TASK DETAILS: Every line holding the string "chart" should be gathered.
◇ ◇ ◇ ◇
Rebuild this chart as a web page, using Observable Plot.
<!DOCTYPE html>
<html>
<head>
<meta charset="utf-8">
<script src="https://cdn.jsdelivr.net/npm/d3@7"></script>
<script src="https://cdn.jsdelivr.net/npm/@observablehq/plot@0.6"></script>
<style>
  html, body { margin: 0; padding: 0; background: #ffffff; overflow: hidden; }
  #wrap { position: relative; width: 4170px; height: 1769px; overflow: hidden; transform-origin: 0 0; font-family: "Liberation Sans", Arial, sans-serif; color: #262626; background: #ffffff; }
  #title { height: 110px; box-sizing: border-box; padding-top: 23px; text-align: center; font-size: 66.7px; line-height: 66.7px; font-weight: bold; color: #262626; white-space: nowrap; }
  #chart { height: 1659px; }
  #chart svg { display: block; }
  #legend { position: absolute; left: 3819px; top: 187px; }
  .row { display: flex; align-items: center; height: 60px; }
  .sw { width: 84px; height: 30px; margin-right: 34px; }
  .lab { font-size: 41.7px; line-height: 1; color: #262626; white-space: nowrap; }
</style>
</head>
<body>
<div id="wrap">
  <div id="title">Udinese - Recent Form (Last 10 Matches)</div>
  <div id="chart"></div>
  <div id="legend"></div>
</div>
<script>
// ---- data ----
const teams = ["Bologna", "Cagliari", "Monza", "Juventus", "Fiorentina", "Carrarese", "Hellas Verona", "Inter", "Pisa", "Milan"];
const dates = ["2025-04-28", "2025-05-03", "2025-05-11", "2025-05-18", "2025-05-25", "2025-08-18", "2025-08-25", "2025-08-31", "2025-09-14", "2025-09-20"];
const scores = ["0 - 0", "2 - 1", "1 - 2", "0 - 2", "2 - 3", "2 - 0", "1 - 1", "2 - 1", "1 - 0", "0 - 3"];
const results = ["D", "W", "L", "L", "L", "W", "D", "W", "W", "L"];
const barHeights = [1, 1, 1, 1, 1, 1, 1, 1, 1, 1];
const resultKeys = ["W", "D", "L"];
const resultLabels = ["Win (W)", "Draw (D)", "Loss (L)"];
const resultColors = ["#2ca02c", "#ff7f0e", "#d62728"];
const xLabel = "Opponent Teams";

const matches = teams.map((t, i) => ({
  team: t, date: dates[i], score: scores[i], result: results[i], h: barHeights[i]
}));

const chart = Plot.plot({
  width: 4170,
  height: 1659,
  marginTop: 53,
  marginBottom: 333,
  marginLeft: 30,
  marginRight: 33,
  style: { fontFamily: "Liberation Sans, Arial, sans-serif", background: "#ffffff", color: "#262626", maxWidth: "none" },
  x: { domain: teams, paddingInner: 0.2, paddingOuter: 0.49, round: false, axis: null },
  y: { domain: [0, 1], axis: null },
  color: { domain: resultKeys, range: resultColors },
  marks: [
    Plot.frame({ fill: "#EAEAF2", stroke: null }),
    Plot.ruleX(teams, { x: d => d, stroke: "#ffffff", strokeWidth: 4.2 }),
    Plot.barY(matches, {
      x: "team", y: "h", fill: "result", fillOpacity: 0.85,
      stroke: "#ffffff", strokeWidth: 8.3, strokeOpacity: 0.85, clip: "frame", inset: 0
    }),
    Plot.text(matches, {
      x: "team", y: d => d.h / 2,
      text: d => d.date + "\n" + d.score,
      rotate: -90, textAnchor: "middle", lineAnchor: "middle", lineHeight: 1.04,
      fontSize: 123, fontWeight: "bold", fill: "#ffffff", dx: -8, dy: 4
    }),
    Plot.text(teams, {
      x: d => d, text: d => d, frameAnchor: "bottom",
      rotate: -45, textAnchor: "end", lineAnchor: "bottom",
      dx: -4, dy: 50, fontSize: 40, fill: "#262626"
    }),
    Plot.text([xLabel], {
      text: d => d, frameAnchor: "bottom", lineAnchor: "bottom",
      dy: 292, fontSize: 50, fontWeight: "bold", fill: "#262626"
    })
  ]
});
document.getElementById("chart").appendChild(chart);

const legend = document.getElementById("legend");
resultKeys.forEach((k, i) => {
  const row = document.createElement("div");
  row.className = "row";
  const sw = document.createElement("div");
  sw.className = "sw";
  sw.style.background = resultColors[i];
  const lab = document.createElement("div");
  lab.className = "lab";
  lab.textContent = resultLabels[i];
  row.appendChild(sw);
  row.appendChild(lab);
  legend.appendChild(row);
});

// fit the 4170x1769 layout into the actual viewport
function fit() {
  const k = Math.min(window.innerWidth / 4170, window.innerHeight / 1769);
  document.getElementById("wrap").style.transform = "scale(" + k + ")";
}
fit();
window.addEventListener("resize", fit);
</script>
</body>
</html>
◇ ◇ ◇ ◇
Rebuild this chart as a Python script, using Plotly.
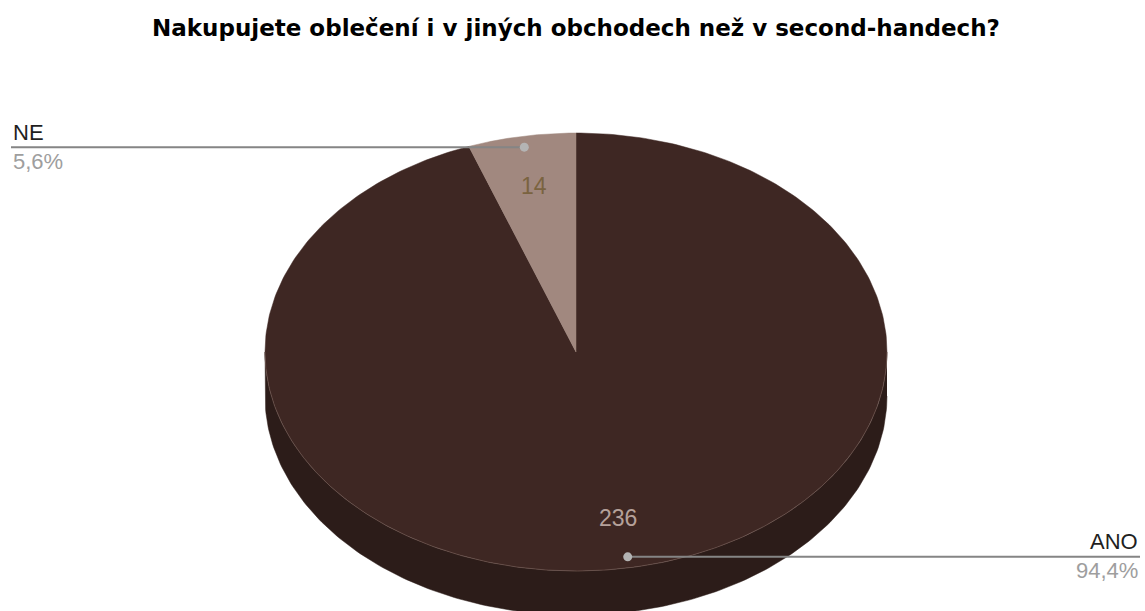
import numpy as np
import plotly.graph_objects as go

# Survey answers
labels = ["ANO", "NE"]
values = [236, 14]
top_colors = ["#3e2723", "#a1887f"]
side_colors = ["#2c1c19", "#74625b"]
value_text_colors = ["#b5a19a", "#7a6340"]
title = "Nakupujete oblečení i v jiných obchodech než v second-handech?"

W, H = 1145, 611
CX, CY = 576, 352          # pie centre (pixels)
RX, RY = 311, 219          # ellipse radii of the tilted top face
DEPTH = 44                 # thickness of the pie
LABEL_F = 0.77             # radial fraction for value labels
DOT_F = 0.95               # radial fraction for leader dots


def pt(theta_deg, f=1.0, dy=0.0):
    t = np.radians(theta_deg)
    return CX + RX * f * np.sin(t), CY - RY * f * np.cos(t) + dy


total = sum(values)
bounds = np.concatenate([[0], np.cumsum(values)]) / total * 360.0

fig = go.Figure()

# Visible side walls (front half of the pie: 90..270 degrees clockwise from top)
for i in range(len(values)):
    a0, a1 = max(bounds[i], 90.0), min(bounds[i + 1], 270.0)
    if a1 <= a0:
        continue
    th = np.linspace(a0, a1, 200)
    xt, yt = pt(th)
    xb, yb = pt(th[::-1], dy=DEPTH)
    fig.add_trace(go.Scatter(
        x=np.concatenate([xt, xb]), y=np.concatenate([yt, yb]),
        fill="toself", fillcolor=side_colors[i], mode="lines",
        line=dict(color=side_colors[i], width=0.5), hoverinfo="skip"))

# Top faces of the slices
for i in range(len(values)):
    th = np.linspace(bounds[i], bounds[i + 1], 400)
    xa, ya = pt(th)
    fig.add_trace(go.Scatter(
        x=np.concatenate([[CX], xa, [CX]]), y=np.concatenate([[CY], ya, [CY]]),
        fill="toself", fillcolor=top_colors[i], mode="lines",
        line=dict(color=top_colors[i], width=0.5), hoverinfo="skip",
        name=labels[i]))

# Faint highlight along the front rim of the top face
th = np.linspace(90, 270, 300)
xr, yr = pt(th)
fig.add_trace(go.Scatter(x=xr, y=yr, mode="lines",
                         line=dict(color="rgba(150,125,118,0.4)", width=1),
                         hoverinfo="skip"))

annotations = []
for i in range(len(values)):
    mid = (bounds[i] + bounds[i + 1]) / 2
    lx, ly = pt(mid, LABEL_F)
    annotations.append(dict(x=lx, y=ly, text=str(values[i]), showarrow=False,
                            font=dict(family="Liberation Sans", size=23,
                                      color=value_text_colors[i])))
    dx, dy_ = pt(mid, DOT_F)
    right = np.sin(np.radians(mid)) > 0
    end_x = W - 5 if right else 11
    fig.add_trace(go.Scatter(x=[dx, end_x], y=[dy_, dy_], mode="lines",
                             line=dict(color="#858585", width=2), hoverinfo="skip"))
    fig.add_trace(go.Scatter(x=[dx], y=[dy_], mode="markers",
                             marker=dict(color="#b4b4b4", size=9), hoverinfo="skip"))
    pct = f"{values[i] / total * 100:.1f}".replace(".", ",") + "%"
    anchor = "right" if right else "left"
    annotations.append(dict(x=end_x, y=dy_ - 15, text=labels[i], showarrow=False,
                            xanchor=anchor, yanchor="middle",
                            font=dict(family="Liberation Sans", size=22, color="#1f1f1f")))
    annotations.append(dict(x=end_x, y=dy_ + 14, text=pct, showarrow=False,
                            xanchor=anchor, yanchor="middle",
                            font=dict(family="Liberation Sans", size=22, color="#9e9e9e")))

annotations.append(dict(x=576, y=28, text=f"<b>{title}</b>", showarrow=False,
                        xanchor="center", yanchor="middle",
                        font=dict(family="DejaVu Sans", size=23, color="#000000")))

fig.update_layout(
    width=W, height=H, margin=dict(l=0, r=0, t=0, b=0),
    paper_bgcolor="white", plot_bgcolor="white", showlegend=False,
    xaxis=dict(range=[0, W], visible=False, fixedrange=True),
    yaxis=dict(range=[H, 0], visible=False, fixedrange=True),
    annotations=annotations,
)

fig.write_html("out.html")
◇ ◇ ◇ ◇
SOLUTION TO THIS TASK:
Rebuild this chart as a web page, using Observable Plot.
  #chart { height: 1659px; }
  #chart svg { display: block; }
  <div id="chart"></div>
const chart = Plot.plot({
document.getElementById("chart").appendChild(chart);
Rebuild this chart as a Python script, using Plotly.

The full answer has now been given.